The organization’s representative noted, however, that the same cannot be said about Azerbaijan where journalists have been subjected to persecution over the past year.
“Fabricated charges were brought against several of them at the time when they published articles not desirable for the authorities,” Vidal said. “That explains why Azerbaijan is considered to have one of the worst press freedom indexes.”
Azerbaijan is 139th in the rating list. Iran is 166th and Russia is 144th. The organization registered regression also in Turkey.
According to the report, Turkey’s rollback is conditioned also by the murder by a radical nationalist of Armenian Hrant Dink, editor of the Agos newspaper.
This year Turkey is 101st with an index of 31.25 – in contrast to Armenia’s leap.
“We see certain improvement in Armenia and Georgia, especially in terms of making information available for the public,” Vidal said.
However, this improvement is “not obvious” for Armenia’s organizations dealing with free speech and human rights issues, which periodically conduct studies in this field.
“It is at least abnormality to ascribe such progress to Armenia,” Artur Sakunts, head of the regional branch of the Armenian Helsinki Citizens’ Assembly in Vanadzor, said. “How can information be considered available in Armenia?
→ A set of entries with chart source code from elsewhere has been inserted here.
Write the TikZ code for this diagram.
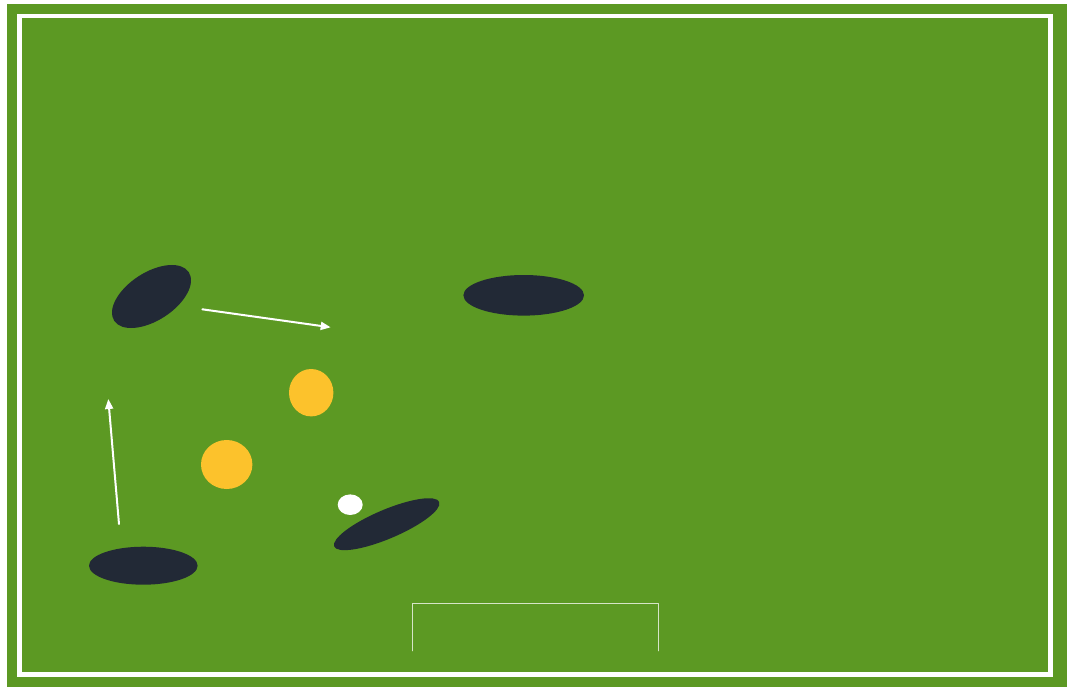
\documentclass[tikz,border=0pt]{standalone}
\usetikzlibrary{shapes.geometric,arrows.meta}
\definecolor{pitch}{RGB}{92,153,35}
\definecolor{shirt}{RGB}{34,41,54}
\definecolor{bib}{RGB}{252,194,44}
\begin{document}
\begin{tikzpicture}[x=1pt,y=-1pt,line cap=round,line join=round,>={Triangle[length=10pt,width=8pt]},
  player/.style={ellipse,fill=shirt,inner sep=0pt},
  cone/.style={ellipse,fill=bib,inner sep=0pt},
  run/.style={->,white,line width=2pt}]
  \useasboundingbox (0,0) rectangle (1067,687);
  \fill[white] (0,0) rectangle (1067,687);
  \fill[pitch] (7,4) rectangle (1067,687);
  \draw[white,line width=4.5pt,line cap=butt,line join=miter] (19.5,15.8) rectangle (1050.5,674.5);
  % goal
  \coordinate (gl) at (412.7,650.7);
  \coordinate (gr) at (658.3,650.7);
  \draw[white,opacity=0.75,line width=1.2pt] (gl) -- ++(0,-47.4) -| (gr);
  % players
  \foreach \n/\x/\y/\w/\h/\r in {pa/151.5/296.5/89/48/33, pb/523.7/295.3/120.6/40.6/0,
                                 pc/143.3/565.7/108.6/38/0, pd/386.7/524.2/114/29/23}{
    \node[player,minimum width=\w pt,minimum height=\h pt,rotate=\r] (\n) at (\x,\y) {};
  }
  \node[cone,minimum width=51.4pt,minimum height=49pt] (ya) at (226.7,464.5) {};
  \node[cone,minimum width=44.4pt,minimum height=47.4pt] (yb) at (311.2,392.7) {};
  \node[ellipse,fill=white,inner sep=0pt,minimum width=25pt,minimum height=20.6pt] (ball) at (350.2,504.7) {};
  % runs
  \coordinate (r1s) at (202.3,309.3);
  \coordinate (r1e) at (330.7,327.3);
  \coordinate (r2s) at (119,524);
  \coordinate (r2e) at (108.3,399);
  \draw[run] (r1s) -- (r1e);
  \draw[run] (r2s) -- (r2e);
\end{tikzpicture}
\end{document}
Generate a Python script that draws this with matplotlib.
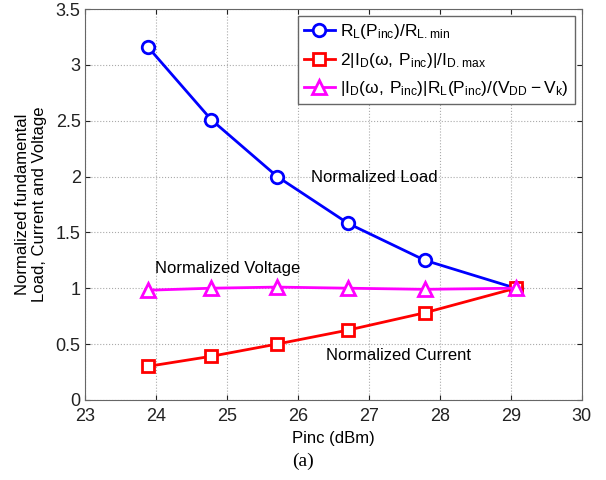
import matplotlib
matplotlib.use("Agg")
import matplotlib.pyplot as plt

plt.rcParams['font.family'] = ['Liberation Sans', 'DejaVu Sans']
plt.rcParams['mathtext.default'] = 'regular'

pinc = [23.89, 24.78, 25.71, 26.71, 27.79, 29.07]
load = [3.16, 2.51, 2.0, 1.58, 1.25, 1.0]
current = [0.30, 0.39, 0.50, 0.625, 0.78, 1.0]
voltage = [0.982, 1.0, 1.01, 1.0, 0.99, 1.0]

x_ticks = [23, 24, 25, 26, 27, 28, 29, 30]
y_ticks = [0, 0.5, 1, 1.5, 2, 2.5, 3, 3.5]
y_tick_labels = ['0', '0.5', '1', '1.5', '2', '2.5', '3', '3.5']

fig = plt.figure(figsize=(6.06, 4.8), dpi=100)
ax = fig.add_axes([0.140, 0.167, 0.820, 0.814])

ax.plot(pinc, load, '-o', color='#0000ff', lw=2, ms=9, mew=2, mfc='white',
        label=r'$R_L(P_{inc})/R_{L.min}$')
ax.plot(pinc, current, '-s', color='#ff0000', lw=2, ms=8, mew=2, mfc='white',
        label=r'$2|I_D(\omega,\, P_{inc})|/I_{D.max}$')
ax.plot(pinc, voltage, '-^', color='#ff00ff', lw=2, ms=10, mew=2, mfc='white',
        label=r'$|I_D(\omega,\, P_{inc})|R_L(P_{inc})/(V_{DD}-V_k)$')

ax.set_xlim(23, 30)
ax.set_ylim(0, 3.5)
ax.set_xticks(x_ticks)
ax.set_yticks(y_ticks)
ax.set_yticklabels(y_tick_labels)
ax.tick_params(direction='in', top=True, right=True, labelsize=13, colors='#222222')
ax.tick_params(axis='x', pad=6)
ax.tick_params(axis='y', pad=3)
for s in ax.spines.values():
    s.set_color('#666666')
ax.grid(True, linestyle=':', color='#aaaaaa', lw=0.8)

ax.text(26.18, 1.99, 'Normalized Load', fontsize=12, va='center')
ax.text(23.99, 1.18, 'Normalized Voltage', fontsize=12, va='center')
ax.text(26.40, 0.40, 'Normalized Current', fontsize=12, va='center')

ax.set_xlabel('Pinc (dBm)', fontsize=12, labelpad=4)
ax.set_ylabel('Normalized fundamental\nLoad, Current and Voltage', fontsize=12,
              multialignment='center', labelpad=6)

leg = ax.legend(loc='upper right', fontsize=12.5, handlelength=1.8, borderaxespad=0.4,
                fancybox=False, framealpha=1, labelspacing=0.55, handletextpad=0.3,
                borderpad=0.35)
leg.get_frame().set_edgecolor('#666666')

fig.text(0.5, 0.03, '(a)', fontsize=14, family='Liberation Serif', ha='center')

fig.savefig('out.png', dpi=100)
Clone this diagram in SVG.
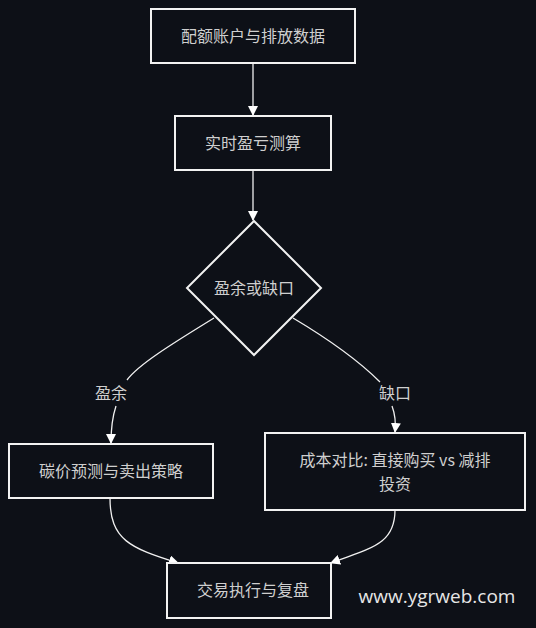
<svg xmlns="http://www.w3.org/2000/svg" width="536" height="628" viewBox="0 0 536 628">
<defs>
<marker id="ah" markerWidth="10" markerHeight="10" refX="9" refY="5" orient="auto" markerUnits="userSpaceOnUse">
<path d="M0,0 L10,5 L0,10 Z" fill="#ffffff"/>
</marker>
<style>
.node rect,.node polygon{fill:#0d1017;stroke:#f2f2f2;stroke-width:2}
.t{font-family:"Noto Sans CJK SC","Liberation Sans",sans-serif;font-size:16px;fill:#cfcfcf;text-anchor:middle;dominant-baseline:central}
.e{fill:none;stroke:#f0f0f0;stroke-width:1.3}
.lbl{font-family:"Noto Sans CJK SC","Liberation Sans",sans-serif;font-size:16px;fill:#cfcfcf;text-anchor:middle;dominant-baseline:central}
</style>
</defs>
<rect width="536" height="628" fill="#0d1017"/>
<g id="connectors">
<path class="e" d="M253,63 L253,115" marker-end="url(#ah)"/>
<path class="e" d="M253,170 L253,220" marker-end="url(#ah)"/>
<path class="e" d="M214,318 C170,345 138,365 127,380"/>
<path class="e" d="M116,406 C112,418 111,428 111,443" marker-end="url(#ah)"/>
<path class="e" d="M293,318 C330,340 360,362 380,382"/>
<path class="e" d="M392,406 C395,414 396,422 395,432" marker-end="url(#ah)"/>
<path class="e" d="M110,498 C110,540 130,548 178,563" marker-end="url(#ah)"/>
<path class="e" d="M395,510 C395,545 370,548 331,563" marker-end="url(#ah)"/>
<text class="lbl" x="111" y="392">盈余</text>
<text class="lbl" x="395" y="392">缺口</text>
</g>
<g id="n1" class="node"><rect x="151" y="9" width="204" height="54"/><text class="t" x="253" y="35">配额账户与排放数据</text></g>
<g id="n2" class="node"><rect x="175" y="116" width="156" height="54"/><text class="t" x="253" y="142">实时盈亏测算</text></g>
<g id="n3" class="node"><polygon points="254,221 321,288 254,355 187,288"/><text class="t" x="254" y="287">盈余或缺口</text></g>
<g id="n4" class="node"><rect x="9" y="444" width="204" height="54"/><text class="t" x="111" y="470">碳价预测与卖出策略</text></g>
<g id="n5" class="node"><rect x="265" y="433" width="260" height="77"/><text class="t" x="395" y="459">成本对比: 直接购买 vs 减排</text><text class="t" x="395" y="483">投资</text></g>
<g id="n6" class="node"><rect x="167" y="563" width="164" height="55"/><text class="t" x="253" y="589">交易执行与复盘</text></g>
<text x="437" y="596" font-family="Open Sans, Liberation Sans, sans-serif" font-size="19" fill="#e6e6e6" text-anchor="middle" dominant-baseline="central">www.ygrweb.com</text>
</svg>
How can they speak about the availability of public information in the case when during this year’s parliamentary elections all television companies were controlled by the government?”
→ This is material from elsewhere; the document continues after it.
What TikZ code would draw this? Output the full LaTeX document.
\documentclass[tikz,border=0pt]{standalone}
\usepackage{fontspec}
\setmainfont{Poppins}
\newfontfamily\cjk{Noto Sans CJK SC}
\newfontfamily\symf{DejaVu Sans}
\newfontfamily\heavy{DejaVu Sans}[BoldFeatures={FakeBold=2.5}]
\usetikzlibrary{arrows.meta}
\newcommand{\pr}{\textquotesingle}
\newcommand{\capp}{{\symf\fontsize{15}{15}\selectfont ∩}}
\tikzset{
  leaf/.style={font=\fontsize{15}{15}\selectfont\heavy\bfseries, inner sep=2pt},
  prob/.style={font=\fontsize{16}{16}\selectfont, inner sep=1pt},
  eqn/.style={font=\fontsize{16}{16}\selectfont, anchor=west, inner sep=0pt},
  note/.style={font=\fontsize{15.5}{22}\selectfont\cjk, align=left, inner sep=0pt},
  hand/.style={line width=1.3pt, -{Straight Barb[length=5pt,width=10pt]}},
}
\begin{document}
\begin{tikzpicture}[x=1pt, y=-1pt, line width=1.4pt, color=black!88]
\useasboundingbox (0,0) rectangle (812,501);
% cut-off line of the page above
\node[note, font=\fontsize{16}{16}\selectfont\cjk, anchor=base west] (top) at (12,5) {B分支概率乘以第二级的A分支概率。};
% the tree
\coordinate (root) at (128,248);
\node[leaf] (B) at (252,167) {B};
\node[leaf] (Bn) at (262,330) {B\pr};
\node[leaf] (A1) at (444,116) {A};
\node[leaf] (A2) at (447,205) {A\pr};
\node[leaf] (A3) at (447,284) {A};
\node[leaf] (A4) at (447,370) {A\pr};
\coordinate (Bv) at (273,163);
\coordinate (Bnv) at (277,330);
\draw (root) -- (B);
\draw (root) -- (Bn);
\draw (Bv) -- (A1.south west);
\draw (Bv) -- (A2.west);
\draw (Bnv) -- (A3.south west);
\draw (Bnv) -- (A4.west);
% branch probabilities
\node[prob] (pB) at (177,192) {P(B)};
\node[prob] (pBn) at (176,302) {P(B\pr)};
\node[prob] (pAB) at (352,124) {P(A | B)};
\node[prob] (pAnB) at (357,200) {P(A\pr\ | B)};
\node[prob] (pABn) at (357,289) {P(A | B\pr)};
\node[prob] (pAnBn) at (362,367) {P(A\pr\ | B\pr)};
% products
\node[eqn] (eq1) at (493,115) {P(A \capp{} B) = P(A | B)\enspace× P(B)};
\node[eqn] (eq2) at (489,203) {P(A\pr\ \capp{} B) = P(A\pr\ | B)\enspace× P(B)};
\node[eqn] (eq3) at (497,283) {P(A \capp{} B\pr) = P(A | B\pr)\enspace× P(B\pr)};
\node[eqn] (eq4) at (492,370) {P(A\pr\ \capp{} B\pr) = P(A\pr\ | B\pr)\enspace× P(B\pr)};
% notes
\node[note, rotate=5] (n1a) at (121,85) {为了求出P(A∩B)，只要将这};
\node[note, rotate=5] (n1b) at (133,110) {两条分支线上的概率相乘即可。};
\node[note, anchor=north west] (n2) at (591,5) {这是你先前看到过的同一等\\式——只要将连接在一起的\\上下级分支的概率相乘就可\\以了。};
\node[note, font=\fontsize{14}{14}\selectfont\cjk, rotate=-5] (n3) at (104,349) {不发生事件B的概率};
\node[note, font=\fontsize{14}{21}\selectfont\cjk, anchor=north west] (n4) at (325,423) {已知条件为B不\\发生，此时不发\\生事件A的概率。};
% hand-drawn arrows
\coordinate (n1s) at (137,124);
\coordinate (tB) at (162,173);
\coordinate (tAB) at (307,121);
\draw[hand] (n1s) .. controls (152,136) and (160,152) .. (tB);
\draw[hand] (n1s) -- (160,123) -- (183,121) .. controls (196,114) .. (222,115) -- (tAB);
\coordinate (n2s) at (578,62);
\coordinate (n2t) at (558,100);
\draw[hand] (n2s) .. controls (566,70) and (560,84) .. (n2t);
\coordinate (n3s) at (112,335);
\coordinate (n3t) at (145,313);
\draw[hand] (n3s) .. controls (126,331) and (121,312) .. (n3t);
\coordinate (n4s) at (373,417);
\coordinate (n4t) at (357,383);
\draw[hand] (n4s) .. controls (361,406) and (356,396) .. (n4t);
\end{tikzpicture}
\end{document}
Sakunts says that the researches regularly conducted by his organization show that violence and threats against journalists have not stopped.
Press monitoring coordinator at the Yerevan Press Club Elina Poghosbekyan also agrees that nothing has happened in Armenia over the past year for such a huge progress to be registered.
“We have no explanation as to on what basis the organization has registered such ‘progress’,” Poghosbekyan says. “Reporters Without Borders do not comment on the freedom of press situation in Armenia in any way. In other words, the journalistic community of Armenia continues to remain unaware what prompts such drastic ups and downs in its rank, particularly this time, when Armenia gained the highest line ever, going up by 25 ranks as compared to the 2005 and 2006 RSF index.”
According to specialists, the 2007 freedom of speech report by Freedom House gives a certain idea of the situation in Armenia. On the three-color ‘freedom gauging’ map of countries in that report Armenia is painted in purple.
According to Armenian Helsinki Committee Chairman Avetik Ishkhanyan, purple means absence of free speech. Ishkhanyan says Armenia has shown regression in the area of media freedom for the past five years.